In July 2019, I presented a petition to the House signed by more than 1,000 local people objecting to GM allocation 31 in Boothstown. Green-belt land is precious in Salford, as it provides the green lungs for an urban city. It is vital that these green spaces are preserved in a city that has high levels of air pollution, low levels of physical activity and poorer health outcomes. I have objected to the two previous drafts of the GMSF because Salford has enough brownfield sites to satisfy the housing need outlined in the revised GMSF without the development of green-belt land, but today I will talk particularly about GM allocation 32—a proposal to build 1,600 homes on green-belt land north of Irlam station, in an area known locally as Chat Moss.
The 2016 draft of the GMSF recognised that
“the site has significant depths of peat…it still performs an important carbon storage function, and should be retained wherever possible.”

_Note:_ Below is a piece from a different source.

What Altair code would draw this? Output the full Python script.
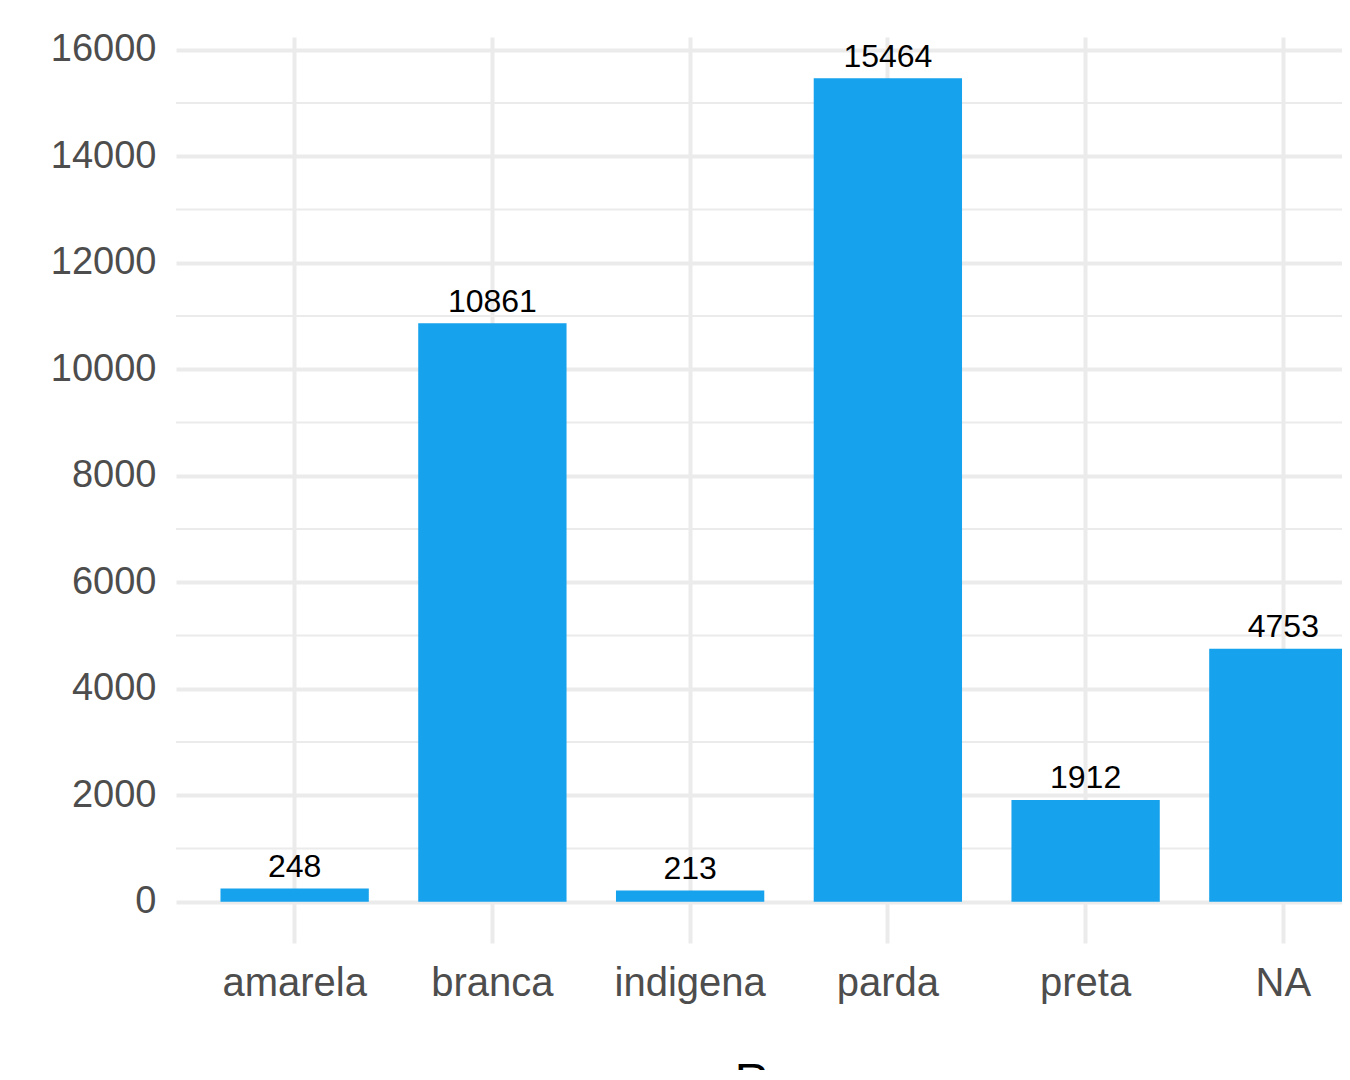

However, the 2019 draft of the GMSF removed that observation. I believe strongly that our mosslands should be managed and restored, to ensure that their carbon sequestration potential is realised. We should not allow pockets of this land to be lost for development.
Given the large sum of money that the Government allocated in the Budget just last week for the protection and restoration of peat mosses, it is surely absurd that we are still looking at building on peat mosses that are still in good condition when money is being allocated to restore ones that need to be improved.
I absolutely agree. That is particularly relevant for Chat Moss because, for those who do not know it, large parts of the moss were destroyed, or nearly destroyed, by peat extraction. I fought that peat extraction and we won on that issue, so we should not be talking about losing any more peat. Some wonderful projects are restoring those lands affected by peat extraction, but let us not go back and do that again.
The land at Chat Moss is peatland, and its designation for development, interestingly, runs counter to certain policies. GM-S 2, on carbon and energy, encourages
“Increasing carbon sequestration through the restoration of peat-based habitats, woodland management and tree planting”.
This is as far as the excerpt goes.